The HIPC’s most stubborn opponents associate the initiative with Western hegemony over Kyrgyzstan’s economic and political domains. HIPC, according to them, will make Kyrgyzstan less attractive for foreign investors and undermine its domestic and international sovereignty in the still early days of its independence. The discussion over HIPC is, thus, often tainted with nationalist undertones, as opposed to being based on economic calculations. With that, few people and politicians in Kyrgyzstan have a thorough understanding about what HIPC entails and what are its conditions. The debate rarely incorporates economic indicators.

The fact that the HIPC’s member list includes the poorest countries of Sub-Saharan Africa and Latin America and that Kyrgyzstan will be the only CIS country to join it, represents a powerful argument against the initiative. As Maksat Kobonbayev, a Kyrgyz financial expert, notes, if HIPC had a different name, the psychological factor would be less important in the decision to join the initiative. Politicians speaking against HIPC often play on nationalist feelings to promote their own arguments.

As Akipress reports, at the December 12 meeting between World Bank and IMF representatives with the Kyrgyz government, HIPC’s main goals in Kyrgyzstan were discussed. They include four main aspects: designing an economic development strategy; auditing national finances and public administration; carrying out reforms in the social sector; privatizing and reforming the energy sector.

Reforming the energy sector is arguably the most controversial aspect of the initiative. Kyrgyzstan’s energy sector, representing a vital part of the national economy, is also a significant source of corruption. According to various estimates, the sector’s top executives annually pocket tens of millions of dollars. Corruption in the energy sector became more widespread under President Kurmanbek Bakiyev’s leadership.

Today, Kyrgyzstan’s external debt comprises roughly 125 percent of its GDP. In March 2005, days before former President Askar Akayev’s regime was toppled, the Paris Club of Creditors wrote off $555 million of Kyrgyzstan’s debt. However, this did not contribute to economic recovery. Eighteen months after the collapse of Akayev’s regime, Kyrgyzstan’s economy is still a murky picture. It is clear that under Bakiyev’s leadership, no viable economic programs were designed to reduce poverty and attract international investors.

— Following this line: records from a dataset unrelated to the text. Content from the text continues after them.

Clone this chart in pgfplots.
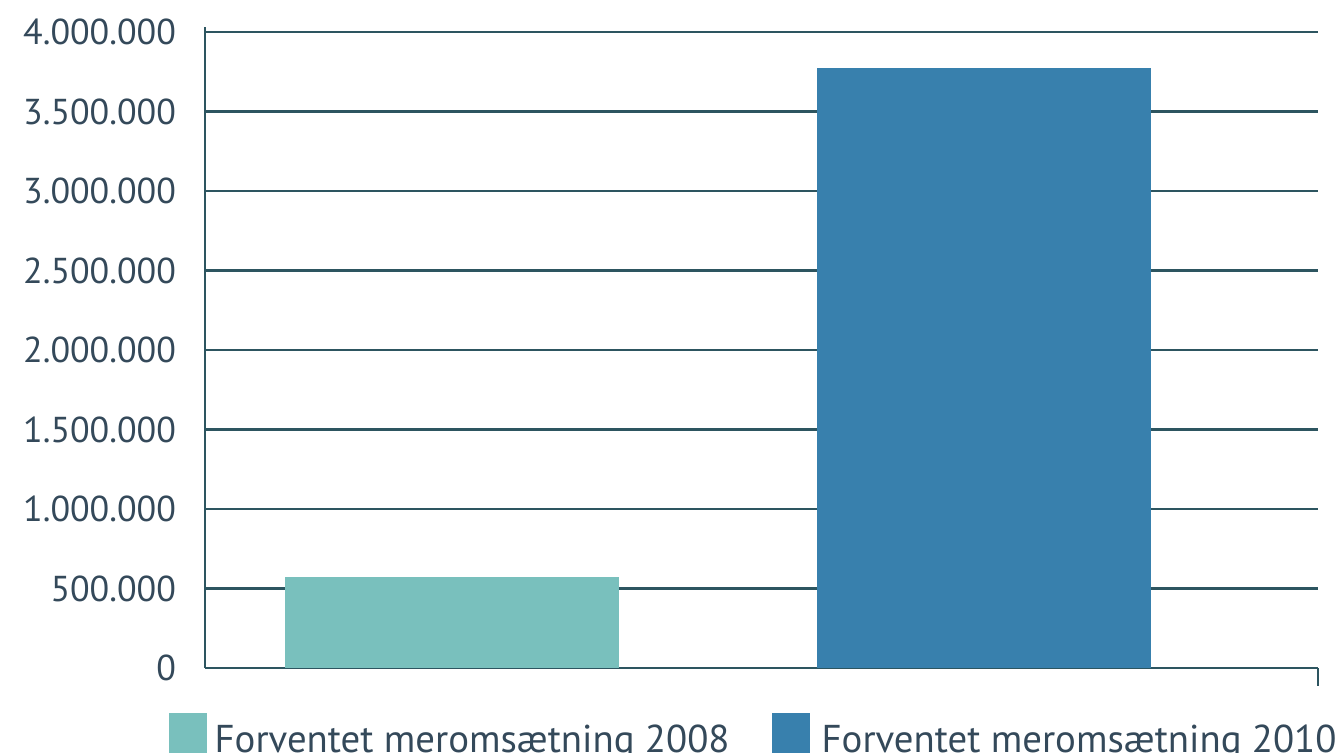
\documentclass[border=0pt]{standalone}
\usepackage{pgfplots}
\pgfplotsset{compat=1.18}
\usepackage{fontspec}
\setmainfont{PT Sans}
\definecolor{txt}{HTML}{34495A}
\definecolor{gridc}{HTML}{2D5560}
\definecolor{barA}{HTML}{79C0BD}
\definecolor{barB}{HTML}{3880AD}
\begin{document}
\begin{tikzpicture}
\useasboundingbox (0,0) rectangle (670.5pt,376.5pt);
\begin{axis}[
  at={(102.5pt,42.5pt)}, anchor=south west,
  scale only axis, width=556.5pt, height=320.4pt,
  xmin=-0.464, xmax=1.628,
  ymin=0, ymax=4030000,
  axis lines=left,
  axis line style={-, draw=gridc, line width=1.1pt},
  ytick={0,500000,1000000,1500000,2000000,2500000,3000000,3500000,4000000},
  ymajorgrids,
  grid style={draw=gridc, line width=1.1pt},
  major tick length=0pt,
  xtick=\empty,
  extra x ticks={1.628},
  extra x tick labels={},
  extra x tick style={major tick length=9pt, tick align=outside, tick style={draw=gridc, line width=1.1pt}},
  scaled y ticks=false,
  /pgf/number format/.cd, fixed, 1000 sep={.}, assume math mode=true,
  /pgfplots/.cd,
  yticklabel style={font=\fontsize{18}{20}\selectfont, text=txt, xshift=-11pt},
  ybar, bar width=0.628, bar shift=0pt,
  legend columns=2,
  legend style={at={(rel axis cs:-0.033,-0.0702)}, anchor=north west, draw=none, inner sep=0pt,
     font=\fontsize{19.4}{21}\selectfont, text=txt,
     nodes={inner sep=0pt}},
  legend image code/.code={\fill[#1] (0pt,-7.25pt) rectangle (19pt,12.75pt);},
  clip=false,
]
\addplot[fill=barA, draw=none] coordinates {(0,572000)};
\addlegendentry{\raisebox{0pt}[15.5pt][1.5pt]{\hspace*{4pt}\makebox[278.5pt][l]{Forventet meromsætning 2008}}}
\addplot[fill=barB, draw=none] coordinates {(1,3775000)};
\addlegendentry{\raisebox{0pt}[15.5pt][1.5pt]{\hspace*{6pt}Forventet meromsætning 2010}}
\end{axis}
\end{tikzpicture}
\end{document}
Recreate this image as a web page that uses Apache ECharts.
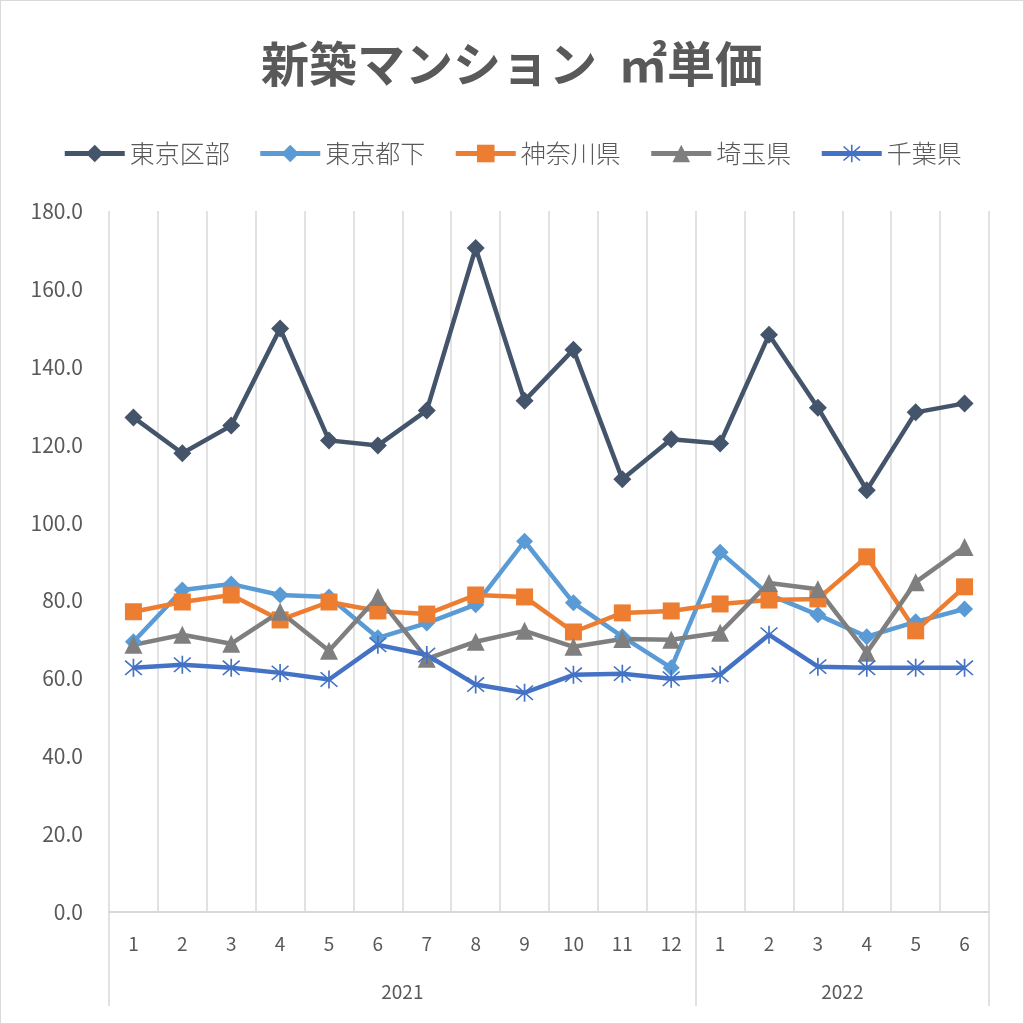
<!DOCTYPE html>
<html lang="ja">
<head>
<meta charset="utf-8">
<title>新築マンション ㎡単価</title>
<script src="https://cdn.jsdelivr.net/npm/echarts@6/dist/echarts.min.js"></script>
<style>
  html, body { margin: 0; padding: 0; background: #fff; }
  #chart { width: 1022px; height: 1022px; border: 1px solid #d9d9d9; }
</style>
</head>
<body>
<div id="chart"></div>
<script>
// 月（2021/1 〜 2022/6）
const months = ["1", "2", "3", "4", "5", "6", "7", "8", "9", "10", "11", "12", "1", "2", "3", "4", "5", "6"];
const years = ["2021", "2022"];
const yearCenters = [6, 15]; // 各年の範囲の中央（カテゴリ単位）

const tokyoKu = [127.0, 117.8, 124.9, 149.8, 121.1, 119.8, 128.8, 170.5, 131.3, 144.4, 111.1, 121.4, 120.3, 148.2, 129.5, 108.3, 128.3, 130.6];
const tokyoToka = [69.4, 82.7, 84.2, 81.4, 80.9, 70.4, 74.2, 78.9, 95.2, 79.4, 70.7, 62.7, 92.4, 81.5, 76.3, 70.7, 74.5, 77.8];
const kanagawa = [77.1, 79.6, 81.4, 75.0, 79.6, 77.3, 76.5, 81.4, 80.9, 71.9, 76.8, 77.3, 79.1, 80.1, 80.4, 91.2, 72.2, 83.5];
const saitama = [68.6, 71.2, 68.9, 77.1, 67.1, 80.9, 65.0, 69.4, 72.2, 68.1, 70.1, 69.9, 71.7, 84.5, 82.9, 66.6, 84.7, 93.7];
const chiba = [62.7, 63.5, 62.7, 61.4, 59.7, 68.6, 66.0, 58.4, 56.3, 60.9, 61.2, 59.9, 60.9, 71.2, 63.0, 62.7, 62.7, 62.7];

const yTicks = { min: 0, max: 180, interval: 20 };

// Excel の「*」マーカー
const asterisk =
  "path://M9.2,0L10.8,0L10.8,20L9.2,20Z" +
  "M2.57,1.43L18.57,17.43L17.43,18.57L1.43,2.57Z" +
  "M17.43,1.43L18.57,2.57L2.57,18.57L1.43,17.43Z";

const font = "'Noto Sans CJK JP', 'Noto Sans', sans-serif";
const textColor = "#595959";
const gridColor = "#d9d9d9";

const makeSeries = (name, data, color, symbol, size) => ({
  name: name,
  type: "line",
  data: data,
  symbol: symbol,
  symbolSize: size,
  lineStyle: { color: color, width: 4.5 },
  itemStyle: { color: color },
  emphasis: { disabled: true },
  z: 3,
});

const getOption = () => {
  return {
    animation: false,
    textStyle: { fontFamily: font },
    title: {
      text: "新築マンション  ㎡単価",
      left: "center",
      top: 34,
      textStyle: { fontSize: 48, fontWeight: "bold", color: textColor, fontFamily: font },
    },
    legend: {
      top: 135,
      left: "center",
      itemWidth: 60,
      itemHeight: 22,
      itemGap: 28,
      lineStyle: { width: 5 },
      textStyle: { fontSize: 25, fontWeight: 300, color: textColor, fontFamily: font },
      data: ["東京区部", "東京都下", "神奈川県", "埼玉県", "千葉県"],
    },
    grid: { left: 108, right: 34, top: 210, bottom: 111, containLabel: false },
    xAxis: [
      {
        type: "category",
        data: months,
        boundaryGap: true,
        axisLine: { lineStyle: { color: gridColor, width: 2 } },
        axisTick: {
          show: true,
          interval: (i) => i === 0 || i === 12,
          length: 94,
          lineStyle: { color: gridColor, width: 1.5 },
        },
        axisLabel: { interval: 0, margin: 22, fontSize: 19, color: textColor, fontFamily: font },
        splitLine: { show: true, interval: 0, lineStyle: { color: gridColor, width: 1.5 } },
      },
      {
        type: "value",
        position: "bottom",
        min: 0,
        max: months.length,
        interval: 3,
        axisLine: { show: false },
        axisTick: { show: false },
        splitLine: { show: false },
        axisLabel: {
          margin: 70,
          fontSize: 19,
          color: textColor,
          fontFamily: font,
          formatter: (v) => {
            const i = yearCenters.indexOf(v);
            return i >= 0 ? years[i] : "";
          },
        },
      },
    ],
    yAxis: {
      type: "value",
      min: yTicks.min,
      max: yTicks.max,
      interval: yTicks.interval,
      axisLine: { show: false },
      axisTick: { show: false },
      splitLine: { show: false },
      axisLabel: {
        margin: 26,
        fontSize: 21,
        color: textColor,
        fontFamily: font,
        formatter: (v) => v.toFixed(1),
      },
    },
    series: [
      makeSeries("東京区部", tokyoKu, "#44546A", "diamond", 18),
      makeSeries("東京都下", tokyoToka, "#5B9BD5", "diamond", 17),
      makeSeries("神奈川県", kanagawa, "#ED7D31", "rect", 17),
      makeSeries("埼玉県", saitama, "#7F7F7F", "triangle", 18),
      makeSeries("千葉県", chiba, "#4472C4", asterisk, 18),
    ],
  };
};

addEventListener("DOMContentLoaded", () => {
  const chart = echarts.init(document.getElementById("chart"));
  chart.setOption(getOption());
});
</script>
</body>
</html>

Some Kyrgyz are afraid that domestic funds released thanks to the HIPC will not be spent on alleviating poverty, but will add up to the existing corruption. In effect, although international financial institutions will have a stronger leverage over the country’s domestic politics, a great deal of the HIPC’s successfulness depends on local initiative. Kyrgyz political elites’ motivation to seize the opportunity and extract maximum benefits from the initiative will predetermine whether it will contribute to long-term economic recovery or end in a failure. Importantly, as one Kyrgyz financial expert notes, HIPC is by no means a way to prosperity but rather offers a possibility to sustainable economic recovery.

Another Kyrgyz expert, Murad Omoev, says that as any other national program, the HIPC should be based on a consensus between all power branches. Local civil society and mass media outlets must be actively involved in every stage of the HIPC’s implementation.

Ironically, in Kyrgyzstan today, slogans directed against Western influence are regarded as manifestation of genuine patriotism. By contrast, criticism of the Kremlin’s policies or the dominating role of the Russian language in the country is treated as outbreaks of nationalism. A plethora of Russian mass media outlets in Kyrgyzstan influence popular attitudes towards both the U.S and the Kremlin. The Kyrgyz public mostly receives news about world affairs from pro-Kremlin sources such as TV channels ORT and RTR, or the newspaper Komsomol’skaya pravda.

Although some representatives of the Kyrgyz civil society and government fiercely oppose joining the HIPC because of risking falling under Western influence, little consideration is given to the fact the new constitution adopted last month was written primarily in the Russian, not the Kyrgyz, language.